変容の運河へ、「帰れなさ」とともに
〜七尾旅人『Long Voyage』と、その航路によせて
安東嵩史

〈IX〉

 七尾の人生の混乱を救ったと言っても過言ではない犬たちのうち、一昨年に亡くなった兄犬の何物も意に介さないファニーな性格を歌った「Dogs & Bread」は、極めてプライベートな小品でありながら、本作のこの先の流れを方向づける重要な転換の役目を果たしている。犬たちと七尾の関係は、一見するとやや不思議なものである。実際に目にしたり、Twitterで時折見かけもするその姿には、ペットとして「愛玩」する/されるでもなく、家畜として「支配」「服従」するでもない、人と動物という境界を越えてお互いにライドし合いながらひとつの環世界をつくる「協働者」としての関係性が感じられた。ダナ・ハラウェイの言を借りると<一緒に食事をし、パンをちぎるが、消化不良がないというわけでもない>(*17)複数の異なった生命体がただ共生しているという、その感覚にこそ、七尾は安堵を覚えたのではないかと思う。彼が獲得した新たな安全圏について歌うこの曲の最後、<夢のように散らばるパン屑>という歌詞から、七尾の両親の若かりし頃を歌った「『パン屋の倉庫で』」が続く。

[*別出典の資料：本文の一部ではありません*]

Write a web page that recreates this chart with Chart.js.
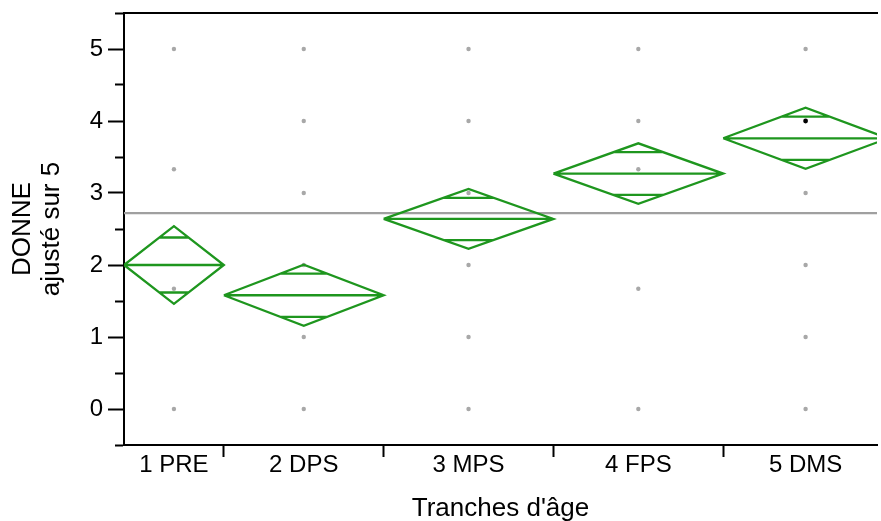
<!DOCTYPE html>
<html><head><meta charset="utf-8">
<script src="https://cdn.jsdelivr.net/npm/chart.js@4.4.1/dist/chart.umd.min.js"></script>
<style>html,body{margin:0;padding:0;background:#fff;overflow:hidden}canvas{display:block}</style>
</head><body><canvas id="c" width="881" height="521" style="width:881px;height:521px"></canvas>
<script>
// ---- data ----
const categories = ['1 PRE', '2 DPS', '3 MPS', '4 FPS', '5 DMS'];
const groupCounts = [20, 32, 34, 34, 33];
const groupMeans = [2.00, 1.58, 2.64, 3.27, 3.76];
const ciHalfWidths = [0.54, 0.425, 0.415, 0.42, 0.425];
const grandMean = 2.72;
const pointsPRE = [5, 3.33, 1.67, 0];
const pointsDPS = [5, 4, 3, 2, 1, 0];
const pointsMPS = [5, 4, 3, 2, 1, 0];
const pointsFPS = [5, 4, 3.33, 1.67, 0];
const pointsDMS = [5, 3, 2, 1, 0];
const highlightedGroup = 4;
const highlightedValue = 4;
const yTickLabels = [0, 1, 2, 3, 4, 5];
const yMin = -0.5, yMax = 5.5;
const xMaxVisible = 150.8;

// ---- derived ----
const groupPoints = [pointsPRE, pointsDPS, pointsMPS, pointsFPS, pointsDMS];
const bounds = [0];
groupCounts.forEach(n => bounds.push(bounds[bounds.length - 1] + n));
const centers = groupCounts.map((n, i) => bounds[i] + n / 2);

const GREEN = 'rgb(30,150,30)';
const FONT = "'Liberation Sans', Arial, Helvetica, sans-serif";

const datasets = [];
datasets.push({
  data: [{x: 0, y: grandMean}, {x: xMaxVisible, y: grandMean}],
  showLine: true, borderColor: '#a0a0a0', borderWidth: 2.2, pointRadius: 0, order: 3
});
datasets.push({
  data: groupPoints.flatMap((arr, i) => arr.map(v => ({x: centers[i], y: v}))),
  showLine: false, pointRadius: 2.2, pointBackgroundColor: '#a8a8a8', pointBorderWidth: 0, order: 2
});
datasets.push({
  data: [{x: centers[highlightedGroup], y: highlightedValue}],
  showLine: false, pointRadius: 2.4, pointBackgroundColor: '#000', pointBorderWidth: 0, order: 0
});
groupMeans.forEach((m, i) => {
  const c = centers[i], h = groupCounts[i] / 2, e = ciHalfWidths[i];
  const o = e / Math.SQRT2, hw = h * (1 - 1 / Math.SQRT2);
  const gap = {x: c, y: null};
  datasets.push({
    data: [
      {x: c - h, y: m}, {x: c, y: m + e}, {x: c + h, y: m}, {x: c, y: m - e}, {x: c - h, y: m}, gap,
      {x: c - h, y: m}, {x: c + h, y: m}, gap,
      {x: c - hw, y: m + o}, {x: c + hw, y: m + o}, gap,
      {x: c - hw, y: m - o}, {x: c + hw, y: m - o}
    ],
    showLine: true, spanGaps: false, borderColor: GREEN, borderWidth: 2.3, pointRadius: 0, order: 1
  });
});

const xTicks = bounds.concat(centers).filter(v => v <= xMaxVisible).sort((a, b) => a - b);
const isInnerBound = v => bounds.some(b => b > 0 && Math.abs(b - v) < 1e-9);
const noPad = s => { s.paddingTop = 0; s.paddingBottom = 0; s.paddingLeft = 0; s.paddingRight = 0; };

new Chart(document.getElementById('c'), {
  type: 'scatter',
  data: {datasets},
  options: {
    responsive: false, animation: false, devicePixelRatio: 1,
    layout: {padding: {top: 13, left: 0, right: 0, bottom: 0}},
    plugins: {legend: {display: false}, tooltip: {enabled: false}},
    scales: {
      x: {
        type: 'linear', position: 'bottom', min: 0, max: xMaxVisible,
        afterBuildTicks: s => { s.ticks = xTicks.map(v => ({value: v})); },
        afterFit: s => { s.height = 76; noPad(s); },
        ticks: {
          autoSkip: false, maxRotation: 0, minRotation: 0, padding: -6, color: '#000',
          font: {family: FONT, size: 24},
          callback: v => { const i = centers.indexOf(v); return i >= 0 ? categories[i] : ''; }
        },
        grid: {
          drawOnChartArea: false, drawTicks: true, tickLength: 12, tickWidth: 2,
          tickColor: ctx => (ctx.tick && isInnerBound(ctx.tick.value)) ? '#000' : 'rgba(0,0,0,0)'
        },
        border: {display: true, color: '#000', width: 2},
        title: {display: true, text: "Tranches d'âge", color: '#000', font: {family: FONT, size: 26, lineHeight: 1.2}, padding: {top: 0, bottom: -3}}
      },
      x2: {
        type: 'linear', position: 'top', min: 0, max: xMaxVisible,
        afterFit: s => { s.height = 0; noPad(s); },
        ticks: {display: false},
        grid: {drawOnChartArea: false, drawTicks: false},
        border: {display: true, color: '#000', width: 2}
      },
      y: {
        type: 'linear', position: 'left', min: yMin, max: yMax,
        afterBuildTicks: s => {
          const t = [];
          for (let v = yMin; v <= yMax + 1e-9; v += 0.5) t.push({value: Math.round(v * 10) / 10});
          s.ticks = t;
        },
        afterFit: s => { s.width = 124; noPad(s); },
        ticks: {
          autoSkip: false, padding: 5, color: '#000', font: {family: FONT, size: 24},
          callback: v => yTickLabels.includes(v) ? String(v) : ''
        },
        grid: {
          drawOnChartArea: false, drawTicks: true, tickLength: 16, tickWidth: 2, tickColor: '#000',
          tickBorderDash: ctx => (ctx.tick && yTickLabels.includes(ctx.tick.value)) ? [] : [0, 7, 9, 100]
        },
        border: {display: true, color: '#000', width: 2},
        title: {display: true, text: ['DONNE', 'ajusté sur 5'], color: '#000', font: {family: FONT, size: 26, lineHeight: 1.12}, padding: {top: 8, bottom: 0}}
      }
    }
  }
});
</script></body></html>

 この「『パン屋の倉庫で』」について、七尾は《『Stray Dogs』で肉親の自死を扱ったことによって、故郷に残された家族をさらに傷つけたのではないかという負い目があった。自分は幸せな子供だったんだよと、母親に言ってあげたかった》と語る。先述もしたが、前作『Stray Dogs』での七尾は亡き人への思慕を歌いながらも、そのパーソナリティに光を当てられるほどには、まだ出来事との距離が取れていなかった。トラウマとの向き合いにおいて、その時点ではまだ「ゼロ地点」(*18)付近に沈んでいたのかもしれない。そこから少しの時を経て本作収録の「『パン屋の倉庫で』」で描かれたのは、戦後に七尾の母方の祖父母が設立した養護学校が経営していた東京・小岩のパン店にまだ学生の身で住み込んで働き始めた父と母、そして旅人少年の物心がつく前までの物語である。家族から聞いた話や残された写真などから立ち上げた、極小の創世神話とも言える。やがて一家は高知へ戻り、旅人少年は音楽家となり、ほかの家族は紆余曲折を経てみな養護学校の運営に関わるようになった。
 ここでは、七尾の父がどのような人だったのか、少ない言葉の中でも聴くものがありありとわかるように語られている。<七十年代の終わり 確立されない障害者の権利/世間は笑う 何もできやしないさと>というフレーズからは、いまだ高度経済成長の夢の中にいた日本社会において顧みられない人々の状況を向上させていきたいという志を持っていたことが伺えるし、その理想や信念とともに育った旅人少年がイマジネーションを膨らませながら育つ環境を与えてくれる両親だったことも、エンドレスの寝物語を聞かせてくれたという逸話や、曲後半のファンタジックな展開から想像できる。『Stray Dogs』収録「崖の家」では<いつか 大きくなって 俺の代わりに どこでも行けよ>と繰り返していたことも鑑みるに、七尾の父はおそらく、自らの願望や価値観にもとづいて長男である旅人の言動や選択を制限したり干渉したりするパターナル(父権的)な人物ではなかったのであろう。そのことが、七尾旅人という表現者の人格形成に大きな影響を与えている。